**EXERCISE OBJECTIVE**
Leave out all pictures. Return exactly the lines from the top of the material through the line containing "from matplotlib.patches import".

**DATA**
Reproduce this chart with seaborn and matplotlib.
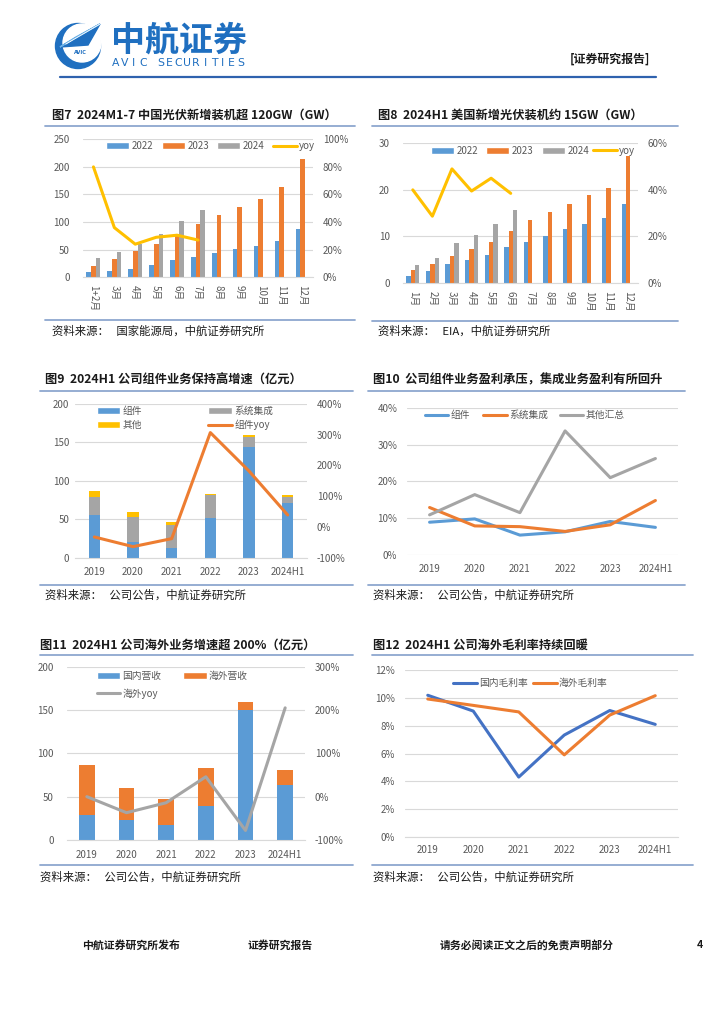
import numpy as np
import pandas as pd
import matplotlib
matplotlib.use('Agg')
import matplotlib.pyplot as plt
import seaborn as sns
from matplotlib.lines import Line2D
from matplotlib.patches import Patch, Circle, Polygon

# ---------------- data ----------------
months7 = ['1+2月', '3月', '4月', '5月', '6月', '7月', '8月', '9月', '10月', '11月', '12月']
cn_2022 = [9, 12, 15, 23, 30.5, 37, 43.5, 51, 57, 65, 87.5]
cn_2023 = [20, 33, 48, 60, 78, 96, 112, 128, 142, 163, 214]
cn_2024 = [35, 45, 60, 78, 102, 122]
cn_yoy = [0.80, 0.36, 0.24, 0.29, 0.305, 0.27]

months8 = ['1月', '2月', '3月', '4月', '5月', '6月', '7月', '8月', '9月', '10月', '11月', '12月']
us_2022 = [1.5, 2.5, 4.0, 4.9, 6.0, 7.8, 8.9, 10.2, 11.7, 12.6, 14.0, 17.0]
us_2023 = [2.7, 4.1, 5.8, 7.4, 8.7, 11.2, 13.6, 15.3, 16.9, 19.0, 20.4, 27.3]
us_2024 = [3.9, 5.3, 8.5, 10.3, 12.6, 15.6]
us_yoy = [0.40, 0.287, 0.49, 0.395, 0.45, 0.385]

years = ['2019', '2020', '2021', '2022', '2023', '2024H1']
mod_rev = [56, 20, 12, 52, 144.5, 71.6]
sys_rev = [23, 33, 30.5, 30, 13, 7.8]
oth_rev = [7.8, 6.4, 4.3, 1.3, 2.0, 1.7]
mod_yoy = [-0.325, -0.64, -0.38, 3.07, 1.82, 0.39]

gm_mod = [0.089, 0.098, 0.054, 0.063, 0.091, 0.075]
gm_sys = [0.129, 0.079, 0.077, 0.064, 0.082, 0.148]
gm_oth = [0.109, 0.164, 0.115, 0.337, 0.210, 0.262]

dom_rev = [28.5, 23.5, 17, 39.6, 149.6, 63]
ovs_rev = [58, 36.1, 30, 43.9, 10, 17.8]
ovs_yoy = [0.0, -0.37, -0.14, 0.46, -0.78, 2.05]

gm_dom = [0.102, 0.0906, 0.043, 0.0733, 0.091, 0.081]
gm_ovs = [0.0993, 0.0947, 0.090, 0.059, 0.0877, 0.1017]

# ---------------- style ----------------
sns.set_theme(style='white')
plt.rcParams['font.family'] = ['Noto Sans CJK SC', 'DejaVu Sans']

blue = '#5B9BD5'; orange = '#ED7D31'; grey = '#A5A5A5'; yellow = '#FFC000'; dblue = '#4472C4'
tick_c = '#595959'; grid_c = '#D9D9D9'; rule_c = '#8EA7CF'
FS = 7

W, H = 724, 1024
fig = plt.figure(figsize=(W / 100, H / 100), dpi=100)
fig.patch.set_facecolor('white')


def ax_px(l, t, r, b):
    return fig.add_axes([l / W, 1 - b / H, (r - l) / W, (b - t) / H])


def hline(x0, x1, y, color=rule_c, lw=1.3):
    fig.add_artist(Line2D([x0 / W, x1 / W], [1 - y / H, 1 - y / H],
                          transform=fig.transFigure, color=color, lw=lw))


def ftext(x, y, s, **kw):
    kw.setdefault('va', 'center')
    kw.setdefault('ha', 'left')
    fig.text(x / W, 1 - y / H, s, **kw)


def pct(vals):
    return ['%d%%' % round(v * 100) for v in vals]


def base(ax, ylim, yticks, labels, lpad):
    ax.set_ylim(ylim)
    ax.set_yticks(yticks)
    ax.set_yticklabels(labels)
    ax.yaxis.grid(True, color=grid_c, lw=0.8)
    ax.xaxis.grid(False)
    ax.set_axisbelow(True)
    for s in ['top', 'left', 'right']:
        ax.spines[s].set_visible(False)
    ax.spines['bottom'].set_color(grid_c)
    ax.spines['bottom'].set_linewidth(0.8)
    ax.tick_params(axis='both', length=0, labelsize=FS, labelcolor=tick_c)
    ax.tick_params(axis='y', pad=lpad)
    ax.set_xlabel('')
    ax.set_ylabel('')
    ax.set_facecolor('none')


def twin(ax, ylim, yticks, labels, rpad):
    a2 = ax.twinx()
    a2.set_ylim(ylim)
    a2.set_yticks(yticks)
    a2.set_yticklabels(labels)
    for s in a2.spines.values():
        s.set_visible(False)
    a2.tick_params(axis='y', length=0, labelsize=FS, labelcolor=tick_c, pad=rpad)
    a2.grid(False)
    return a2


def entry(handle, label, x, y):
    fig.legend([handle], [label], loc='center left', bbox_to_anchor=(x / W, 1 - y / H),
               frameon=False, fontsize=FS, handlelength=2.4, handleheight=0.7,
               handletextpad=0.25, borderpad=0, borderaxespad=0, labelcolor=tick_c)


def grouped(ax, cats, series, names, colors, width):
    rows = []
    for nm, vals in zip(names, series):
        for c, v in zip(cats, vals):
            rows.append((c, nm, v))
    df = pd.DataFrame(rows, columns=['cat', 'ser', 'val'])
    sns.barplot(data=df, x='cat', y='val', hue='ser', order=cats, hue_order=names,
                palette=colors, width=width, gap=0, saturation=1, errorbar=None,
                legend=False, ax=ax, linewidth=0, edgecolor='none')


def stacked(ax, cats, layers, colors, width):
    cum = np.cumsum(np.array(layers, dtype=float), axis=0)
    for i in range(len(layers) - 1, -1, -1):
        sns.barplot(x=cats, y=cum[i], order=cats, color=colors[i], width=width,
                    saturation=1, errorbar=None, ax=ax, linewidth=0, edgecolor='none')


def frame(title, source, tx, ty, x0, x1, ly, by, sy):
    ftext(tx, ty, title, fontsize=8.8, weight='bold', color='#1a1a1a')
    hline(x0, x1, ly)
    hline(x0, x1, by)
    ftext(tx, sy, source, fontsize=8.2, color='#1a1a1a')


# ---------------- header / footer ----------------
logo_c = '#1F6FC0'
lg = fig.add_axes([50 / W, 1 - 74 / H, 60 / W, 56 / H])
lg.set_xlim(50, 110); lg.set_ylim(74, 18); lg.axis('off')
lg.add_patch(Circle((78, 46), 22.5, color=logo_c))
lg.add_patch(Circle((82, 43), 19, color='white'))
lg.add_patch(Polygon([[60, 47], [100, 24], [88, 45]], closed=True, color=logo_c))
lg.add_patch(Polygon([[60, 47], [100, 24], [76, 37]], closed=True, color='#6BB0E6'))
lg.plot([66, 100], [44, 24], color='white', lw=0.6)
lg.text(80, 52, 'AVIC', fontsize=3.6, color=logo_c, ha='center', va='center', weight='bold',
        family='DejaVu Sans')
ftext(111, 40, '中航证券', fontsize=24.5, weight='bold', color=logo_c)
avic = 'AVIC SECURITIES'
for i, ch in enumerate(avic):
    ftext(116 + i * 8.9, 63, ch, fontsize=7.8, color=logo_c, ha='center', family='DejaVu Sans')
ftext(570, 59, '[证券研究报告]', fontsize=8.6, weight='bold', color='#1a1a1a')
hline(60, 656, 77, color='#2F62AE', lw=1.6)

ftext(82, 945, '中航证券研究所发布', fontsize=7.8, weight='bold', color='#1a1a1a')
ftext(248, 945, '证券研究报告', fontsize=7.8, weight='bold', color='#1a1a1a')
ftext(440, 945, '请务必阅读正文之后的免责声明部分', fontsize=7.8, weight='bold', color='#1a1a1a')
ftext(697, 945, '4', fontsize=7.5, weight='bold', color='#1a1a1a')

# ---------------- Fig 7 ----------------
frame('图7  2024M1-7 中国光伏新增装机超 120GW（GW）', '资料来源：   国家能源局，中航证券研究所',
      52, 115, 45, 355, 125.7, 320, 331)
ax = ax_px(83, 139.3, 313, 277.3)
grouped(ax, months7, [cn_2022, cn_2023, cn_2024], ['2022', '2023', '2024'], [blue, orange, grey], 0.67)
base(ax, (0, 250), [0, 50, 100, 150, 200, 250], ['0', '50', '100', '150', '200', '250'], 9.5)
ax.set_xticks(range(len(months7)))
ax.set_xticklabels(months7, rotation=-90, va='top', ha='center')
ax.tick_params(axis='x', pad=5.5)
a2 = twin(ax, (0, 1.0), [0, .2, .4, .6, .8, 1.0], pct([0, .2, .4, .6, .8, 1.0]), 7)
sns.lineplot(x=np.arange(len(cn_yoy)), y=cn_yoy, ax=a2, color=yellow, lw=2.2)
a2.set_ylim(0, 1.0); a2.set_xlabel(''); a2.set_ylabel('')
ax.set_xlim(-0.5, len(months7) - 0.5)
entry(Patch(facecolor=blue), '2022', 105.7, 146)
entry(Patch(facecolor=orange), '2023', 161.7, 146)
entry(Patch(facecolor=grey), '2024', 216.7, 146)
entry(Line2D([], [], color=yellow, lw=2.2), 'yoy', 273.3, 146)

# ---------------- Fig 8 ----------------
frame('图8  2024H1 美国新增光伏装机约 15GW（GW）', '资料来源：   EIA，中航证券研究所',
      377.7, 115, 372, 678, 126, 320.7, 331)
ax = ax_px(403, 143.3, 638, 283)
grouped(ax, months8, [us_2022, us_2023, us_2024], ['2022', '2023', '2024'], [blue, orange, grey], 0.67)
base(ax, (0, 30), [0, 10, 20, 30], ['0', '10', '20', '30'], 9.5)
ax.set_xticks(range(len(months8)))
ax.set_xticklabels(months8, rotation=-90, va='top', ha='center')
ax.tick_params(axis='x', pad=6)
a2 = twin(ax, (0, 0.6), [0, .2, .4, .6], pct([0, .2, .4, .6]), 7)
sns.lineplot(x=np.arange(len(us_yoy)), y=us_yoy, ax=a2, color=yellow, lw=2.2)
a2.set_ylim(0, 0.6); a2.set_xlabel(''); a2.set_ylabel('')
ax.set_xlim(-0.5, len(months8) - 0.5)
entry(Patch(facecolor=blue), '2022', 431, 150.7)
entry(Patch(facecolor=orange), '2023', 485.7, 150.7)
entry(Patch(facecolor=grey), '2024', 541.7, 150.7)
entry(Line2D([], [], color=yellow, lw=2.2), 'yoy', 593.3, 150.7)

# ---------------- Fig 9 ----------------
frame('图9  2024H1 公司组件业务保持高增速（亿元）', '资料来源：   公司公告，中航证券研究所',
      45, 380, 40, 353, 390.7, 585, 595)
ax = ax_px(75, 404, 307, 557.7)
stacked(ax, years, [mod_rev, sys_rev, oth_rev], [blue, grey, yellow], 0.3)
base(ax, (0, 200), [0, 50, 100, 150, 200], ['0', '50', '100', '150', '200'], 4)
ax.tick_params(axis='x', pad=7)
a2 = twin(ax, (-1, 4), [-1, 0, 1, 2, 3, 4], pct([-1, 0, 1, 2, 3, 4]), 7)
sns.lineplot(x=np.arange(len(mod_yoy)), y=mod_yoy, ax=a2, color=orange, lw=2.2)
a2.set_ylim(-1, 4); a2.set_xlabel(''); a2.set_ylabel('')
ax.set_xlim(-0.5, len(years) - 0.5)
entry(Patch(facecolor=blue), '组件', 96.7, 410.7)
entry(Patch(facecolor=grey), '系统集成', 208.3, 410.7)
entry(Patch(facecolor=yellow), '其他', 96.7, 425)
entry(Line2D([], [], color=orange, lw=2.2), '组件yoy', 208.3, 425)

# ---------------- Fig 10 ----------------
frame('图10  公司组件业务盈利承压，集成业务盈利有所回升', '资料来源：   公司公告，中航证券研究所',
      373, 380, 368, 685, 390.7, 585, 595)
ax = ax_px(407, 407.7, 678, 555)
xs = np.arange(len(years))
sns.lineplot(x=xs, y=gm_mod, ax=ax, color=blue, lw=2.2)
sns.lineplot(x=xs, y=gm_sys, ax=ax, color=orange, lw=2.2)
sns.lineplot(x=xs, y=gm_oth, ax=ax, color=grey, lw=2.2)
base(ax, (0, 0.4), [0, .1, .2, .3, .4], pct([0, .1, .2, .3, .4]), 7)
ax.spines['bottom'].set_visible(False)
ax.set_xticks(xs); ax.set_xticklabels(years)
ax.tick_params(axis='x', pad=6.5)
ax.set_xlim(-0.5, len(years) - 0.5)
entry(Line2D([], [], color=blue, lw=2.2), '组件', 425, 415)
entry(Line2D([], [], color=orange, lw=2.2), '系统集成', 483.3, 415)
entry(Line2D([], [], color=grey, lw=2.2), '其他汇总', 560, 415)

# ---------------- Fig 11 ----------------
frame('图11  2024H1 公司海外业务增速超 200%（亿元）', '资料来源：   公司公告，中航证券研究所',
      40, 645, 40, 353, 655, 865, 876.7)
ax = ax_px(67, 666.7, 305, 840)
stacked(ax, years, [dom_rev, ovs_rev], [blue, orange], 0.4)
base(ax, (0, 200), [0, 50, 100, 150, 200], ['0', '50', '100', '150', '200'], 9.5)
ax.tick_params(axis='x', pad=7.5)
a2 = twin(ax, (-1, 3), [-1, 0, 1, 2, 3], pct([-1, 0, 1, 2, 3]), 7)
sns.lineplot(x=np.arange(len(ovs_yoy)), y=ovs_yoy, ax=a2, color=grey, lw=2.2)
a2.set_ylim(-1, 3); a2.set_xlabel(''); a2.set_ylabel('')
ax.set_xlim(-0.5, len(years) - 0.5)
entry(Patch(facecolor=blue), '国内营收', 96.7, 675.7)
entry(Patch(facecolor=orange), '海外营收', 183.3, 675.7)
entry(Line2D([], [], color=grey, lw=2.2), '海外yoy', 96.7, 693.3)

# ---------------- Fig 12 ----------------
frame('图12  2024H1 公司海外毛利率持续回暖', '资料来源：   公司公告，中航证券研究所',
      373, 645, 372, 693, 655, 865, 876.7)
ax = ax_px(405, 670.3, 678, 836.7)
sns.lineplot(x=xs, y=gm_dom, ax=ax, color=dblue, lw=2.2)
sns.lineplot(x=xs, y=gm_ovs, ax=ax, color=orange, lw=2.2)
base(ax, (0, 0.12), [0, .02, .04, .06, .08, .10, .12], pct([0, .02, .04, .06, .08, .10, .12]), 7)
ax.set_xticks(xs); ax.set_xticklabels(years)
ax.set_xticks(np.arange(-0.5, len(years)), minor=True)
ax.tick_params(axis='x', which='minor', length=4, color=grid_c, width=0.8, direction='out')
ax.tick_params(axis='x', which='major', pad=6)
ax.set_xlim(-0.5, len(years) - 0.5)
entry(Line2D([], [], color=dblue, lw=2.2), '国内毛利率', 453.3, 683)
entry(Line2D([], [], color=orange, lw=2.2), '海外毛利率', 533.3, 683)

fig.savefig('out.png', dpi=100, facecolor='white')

**SOLUTION FOR THIS PROBLEM**
Reproduce this chart with seaborn and matplotlib.
import numpy as np
import pandas as pd
import matplotlib
matplotlib.use('Agg')
import matplotlib.pyplot as plt
import seaborn as sns
from matplotlib.lines import Line2D
from matplotlib.patches import Patch, Circle, Polygon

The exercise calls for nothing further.